Up
to the Task
“When
we narrow our focus, the problem seems everything.”
Mark
Nepo (The Book of Awakening, p.57)
When we focus only on the problems, they begin to fill up the screen of our thoughts. There are so many problems to focus on that we forget that many good things are happening at the same time. It is our habitual tendency to focus on the problem that makes us feel most miserable. In the words of Mark Nepo, “misery is a moment of suffering allowed to become everything.”
Recently, I have heard so many people speaking about their strategy to ward off negativity and focus on the positive. It’s almost a ritualistic obsession, like running six miles a day, or training for an Ironman. This phenomenon is new for us. People have always worried about this or that, but for the last four years, we’ve been obsessed with problems to the point that they seem to suck the life out of everything else. We have begun to limit our intake of news and limit our conversations to subjects unrelated to politics—anything to blot out the panic that hovers just around the edges of our thinking.

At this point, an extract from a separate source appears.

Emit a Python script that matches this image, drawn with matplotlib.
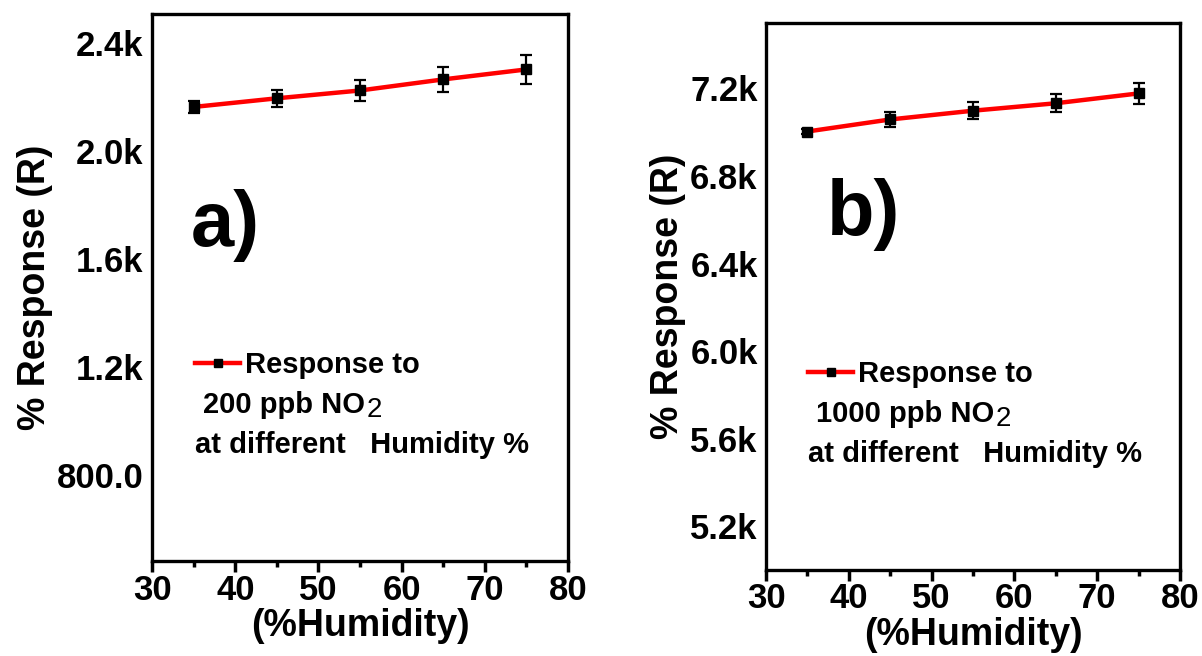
import matplotlib
matplotlib.use('Agg')
import matplotlib.pyplot as plt
from matplotlib.lines import Line2D
from matplotlib.ticker import FixedLocator, MultipleLocator

plt.rcParams['font.family'] = ['Liberation Sans', 'DejaVu Sans']
plt.rcParams['font.weight'] = 'bold'

humidity = [35, 45, 55, 65, 75]

# panel a) 200 ppb NO2
resp_a = [2163, 2195, 2224, 2265, 2302]
err_a = [23, 31, 39, 47, 54]
yticks_a = [800, 1200, 1600, 2000, 2400]
ylabels_a = ['800.0', '1.2k', '1.6k', '2.0k', '2.4k']

# panel b) 1000 ppb NO2
resp_b = [7003, 7058, 7098, 7132, 7177]
err_b = [12, 35, 38, 42, 48]
yticks_b = [5200, 5600, 6000, 6400, 6800, 7200]
ylabels_b = ['5.2k', '5.6k', '6.0k', '6.4k', '6.8k', '7.2k']

xticks = [30, 40, 50, 60, 70, 80]

fig = plt.figure(figsize=(12.02, 6.56), dpi=100)
ax_a = fig.add_axes([0.1265, 0.1448, 0.3461, 0.8338])
ax_b = fig.add_axes([0.6373, 0.1311, 0.3444, 0.8343])


def draw_panel(ax, resp, err, yticks, ylabels, ylim, conc, tag, pos):
    ax.plot(humidity, resp, color='red', lw=3.2, zorder=2)
    ax.errorbar(humidity, resp, yerr=err, fmt='s', color='black', ms=7,
                ecolor='black', elinewidth=1.6, capsize=4, capthick=1.6, zorder=3)
    ax.set_xlim(30, 80)
    ax.set_ylim(*ylim)
    ax.xaxis.set_major_locator(FixedLocator(xticks))
    ax.xaxis.set_minor_locator(MultipleLocator(5))
    ax.yaxis.set_major_locator(FixedLocator(yticks))
    ax.set_yticklabels(ylabels)
    ax.tick_params(axis='x', which='major', direction='out', length=8, width=2.5,
                   labelsize=25, pad=1)
    ax.tick_params(axis='x', which='minor', direction='out', length=4, width=2.5)
    ax.tick_params(axis='y', length=0, labelsize=25, pad=6)
    for lab in ax.get_xticklabels() + ax.get_yticklabels():
        lab.set_fontweight('bold')
    for sp in ax.spines.values():
        sp.set_linewidth(2.4)
    ax.set_xlabel('(%Humidity)', fontsize=27, fontweight='bold', labelpad=1)
    ax.set_ylabel('% Response (R)', fontsize=27, fontweight='bold', labelpad=3)

    lx, ly = pos
    handle = Line2D([], [], color='red', lw=3.2, marker='s', ms=6,
                    markerfacecolor='black', markeredgecolor='black')
    ax.legend([handle], ['Response to'], loc='center left',
              bbox_to_anchor=(lx - 0.035, ly - 0.002), frameon=False,
              handlelength=1.55, handletextpad=0.15, borderpad=0,
              prop={'size': 21, 'weight': 'bold'})
    t = ax.text(lx + 0.02, ly - 0.075, f'{conc} ppb NO',
                transform=ax.transAxes, fontsize=21, fontweight='bold', va='center')
    ax.annotate('2', xy=(1.0, 0.32), xycoords=t, xytext=(1, 0),
                textcoords='offset points', ha='left', va='center',
                fontsize=20, fontweight='normal')
    ax.text(lx, ly - 0.148, 'at different   Humidity %', transform=ax.transAxes,
            fontsize=21, fontweight='bold', va='center')
    ax.text(tag[1], tag[2], tag[0], transform=ax.transAxes, fontsize=56,
            fontweight='bold', va='center')


draw_panel(ax_a, resp_a, err_a, yticks_a, ylabels_a, (482, 2507), 200,
           ('a)', 0.093, 0.614), (0.103, 0.36))
draw_panel(ax_b, resp_b, err_b, yticks_b, ylabels_b, (5000, 7500), 1000,
           ('b)', 0.148, 0.649), (0.101, 0.36))

fig.savefig('out.png', dpi=100)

Because, if we let down our guard the weight of the worry feels crushing.
That is why we must widen our focus. Open the lens of awareness and allow the whole picture to come into view. While there are big problems in the world, there are also hopeful and even exciting signs of change. Clarissa Pinkola Estes put it this way: “Yet, I urge you, ask you, gentle you, to please not spend your spirits dry by bewailing these difficult times. Especially do not lose hope. Most particularly because, the fact is that we were made for these times. For years, we have been learning, practicing, been in training for and just waiting to meet on this exact plain of engagement.”
Our task is to bring consciousness and compassion to the moment we are in. We don’t have to fix the whole world, but we do have to reach out to whomever we can and lend a hand to the part of the world we can reach. This is our task, and we are up to the job.